George Gorringe was a bachelor in his forties during his appointment at Whittington between 1909 and 1911. Over 20 years in the regular army had seen him actively – and effectively – involved in a remarkable six military campaigns. During the Mahdist War in the 1890s in Sudan, he brushed shoulders with both Winston Churchill, and the more famous Lance Corporal Jack Jones. When Corporal Jones’ mentor, Lord Kitchener, had secured the reconquest of the Sudan at the Battle of Omdurman, and overseen the first steps in rebuilding Khartoum ( a process in which Gorringe was said to be closely involved), Gorringe left Sudan for South Africa with Kitchener, as his temporary Aide-de-camp. During the Boer War, Gorringe cemented his reputation as an effective soldier, although his heirs have judged him harshly for his role in the execution of justice against civilians who he deemed to have been assisting the Afrikaner enemy. How strange life must have been for him, marooned here in Staffordshire, in temperate weather, with no apparent threat to his life, an active social life to conduct, and the prospect of semi-retirement in “staff” roles for the rest of his career.
Winston Churchill desperately sought out the conflict in Sudan of the late ’90s as the only live theatre of war in which he could test his mettle as soldier and as writer. His first publication “The River War: An Historical Account of the Reconquest of the Soudan” was the fruit of that. By the time the Great War was really underway in 1915, no British – or Colonial -man had to look far for the opportunity to fight. In Canada, Henry Edward Audley Charles joined the Canadian Army Medical Corps. An experienced officer like Gorringe was, of course, a most valuable asset to the army. With his endurance both of unfavourable climates and the difficulty of waging war where insect infested water was both too deep for tanks and too shallow for boats, he was given a command in Mesopotamia (present day Iraq). Himself a 21st century soldier with experience of fighting in Iraq, Paul Knight mentions Gorringe in his book “The British Army in Mesopotamia, 1914-1918.”

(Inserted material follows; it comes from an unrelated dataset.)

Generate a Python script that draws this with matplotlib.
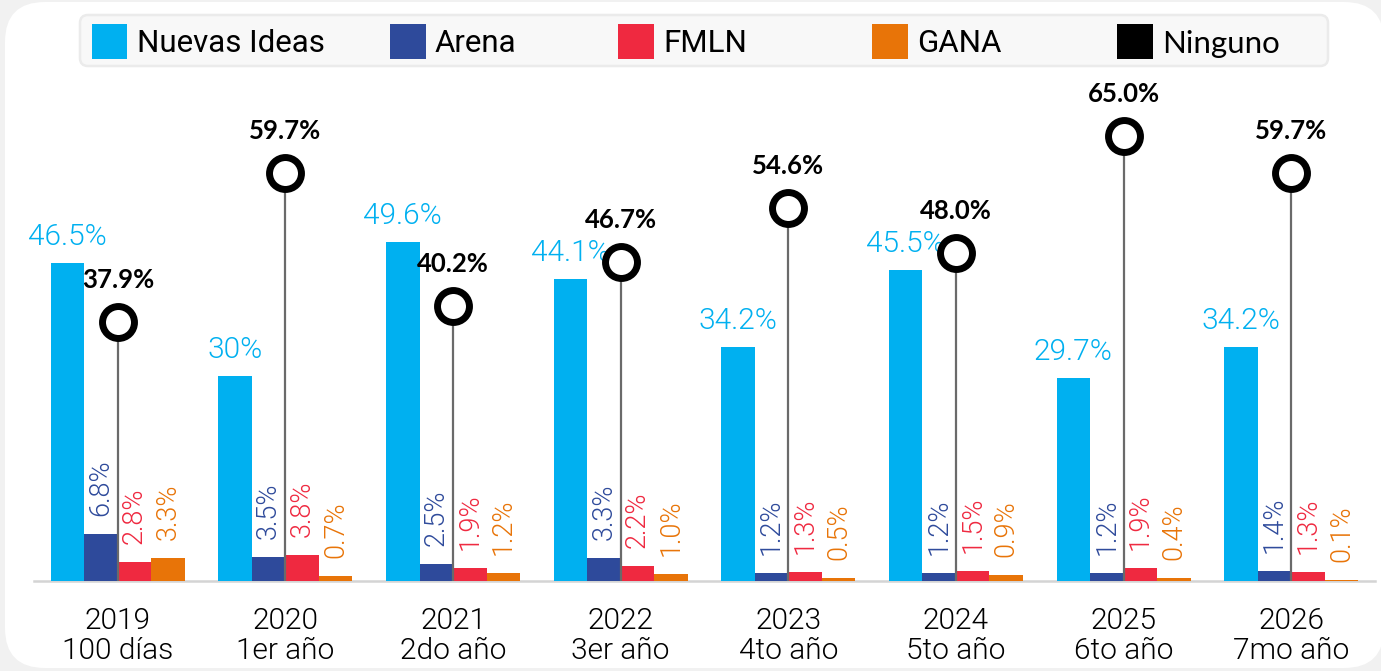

…….if ever a determined General was needed to force through a victory on the Euphrates, it was Gorringe. Russell Brandon, writing in 1969 considered him to be: “…..the ideal man for a relentless slog. A big man, highly coloured, deeply tanned, officious and utterly without tact. He reminded those less insensitive than himself of an enormous he-goat, and allowed nothing – not Turks, counter-attacks, casualties, swamps, Marsh Arabs, or deeply entrenched redoubts to stop him.”
He doesn’t sound like a fellow that May would have recognised.